Pourtant nous le savons, par une longue expérience, ce que la psychanalyse peut apporter au service de notre société, pour lutter contre la souffrance psychique (deuxième cause « d’invalidité dans le monde », selon une étude de l’Organisation Mondiale de la Santé).

Au sein de la FEP nous avions alerté de cette situation par une lettre adressée aux candidats à l’élection présidentielle puis aux candidats aux élections législatives. « La lettre aux candidats » a recueilli près de 2500 signatures. Une lettre, pour redonner sa place à une psychiatrie pluridisciplinaire, apporter une autre réponse à la biologique et comportementale. Une lettre pour s’opposer à la disqualification des métiers de l’écoute, comme ce qui se passe aujourd’hui pour les psychologues, ou encore la disqualification des chercheurs en psychanalyse. Une lettre pour dénoncer la violence exercée contre les plus âgés, en finir avec une sélection abusive des enfants dès l’école. Une lettre qui donne sa place à la diversité sexuelle et de genre, sans oublier de soulever les problèmes posés par les exilés et les réfugiés victimes de traitements inhumains. Une lettre qui prend la mesure de toutes ces nombreuses affaires d’incestes pédophiliques.
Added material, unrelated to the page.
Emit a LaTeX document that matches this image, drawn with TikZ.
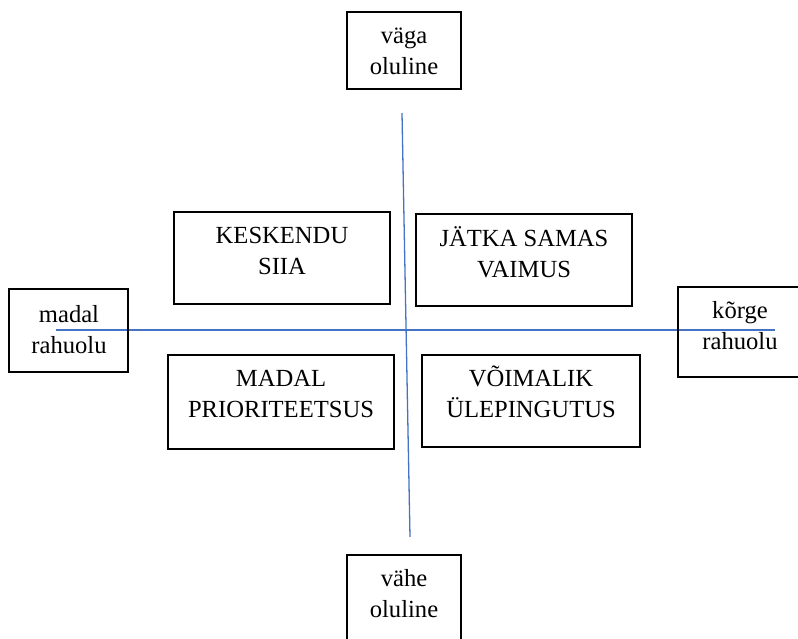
\documentclass[tikz,border=0pt]{standalone}
\usepackage{fontspec}
\setmainfont{Liberation Serif}
\definecolor{axisblue}{HTML}{4472C4}
\begin{document}
\begin{tikzpicture}[x=0.03cm, y=-0.03cm]
      \tikzset{quad/.style 2 args={draw, line width=1.1pt, inner sep=0pt, minimum width=#1*0.03cm, minimum height=#2*0.03cm},
        txt/.style={align=center, anchor=base, inner sep=0pt, font=\fontsize{21}{26}\selectfont},
        axis/.style={draw=axisblue, line width=1.1pt}}
      \useasboundingbox (0,0) rectangle (798,639);
      \coordinate (west) at (56,330);
      \coordinate (east) at (775,330);
      \coordinate (top) at (402,113);
      \coordinate (bottom) at (410,537);
      \draw[axis] (west) -- (east);
      \draw[axis] (top) -- (bottom);
      \node[quad={114}{77}] (vaga) at (404,50.5) {};
      \node[txt] (vagatxt) at (404,74) {väga\\oluline};
      \node[quad={114}{90}] (vahe) at (404,600) {};
      \node[txt] (vahetxt) at (404,617) {vähe\\oluline};
      \node[quad={119}{83}] (madal) at (68.5,330.5) {};
      \node[txt] (madaltxt) at (69,353) {madal\\rahuolu};
      \node[quad={124}{90}] (korge) at (740,332) {};
      \node[txt] (korgetxt) at (740,349) {kõrge\\rahuolu};
      \node[quad={216}{92}] (keskendu) at (282,258) {};
      \node[txt] (keskendutxt) at (282,274) {KESKENDU\\SIIA};
      \node[quad={216}{92}] (jatka) at (524,260) {};
      \node[txt] (jatkatxt) at (524,277) {JÄTKA SAMAS\\VAIMUS};
      \node[quad={226}{94}] (prioriteet) at (281,402) {};
      \node[txt] (prioriteettxt) at (281,417) {MADAL\\PRIORITEETSUS};
      \node[quad={218}{92}] (voimalik) at (531,401) {};
      \node[txt] (voimaliktxt) at (531,417) {VÕIMALIK\\ÜLEPINGUTUS};
\end{tikzpicture}
\end{document}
Cette lettre, elle doit être reprise, améliorée pour être envoyée, défendue et devenir avec le soutien d’autres collègues, d’autres institutions, une base de travail à l’adresse de nos parlementaires pour donner lieu à un projet de loi présenté à l’Assemblée par un nombre suffisant de députés ou de sénateurs.

Dans le fil de ces propositions, pour prendre ou reprendre cette place d’interlocuteurs incontournables des instances décisionnelles, la remise en mouvement du « Groupe de Contact » est assurément une priorité.

Parmi les activités de la FEP à venir pour cette année, retenons le colloque « Erotismo & Feminidad » organisé par notre collègue et vice-présidente de la FEP Cristina Jarque, du 16 au 18 décembre 2022 à Madrid. Cet événement abordera la question de l’érotisme et de la féminité, du lien entre érotisme et pulsion de mort cher à Bataille, du lien entre érotisme et jouissance rencontré dans notre pratique d’aujourd’hui.

Au terme de cet éditorial, au nom du bureau de la FEP, nous tenons à exprimer nos condoléances à la famille de Charles Melman et à nos amis et collègues de l’Association Lacanienne Internationale. C’est la disparition d’une figure éminente de la psychanalyse, il était le co- fondateur avec Gérard Pommier, Moustafa Safouan et Claude Dumézil en 1991 de notre Fondation Européenne pour la Psychanalyse.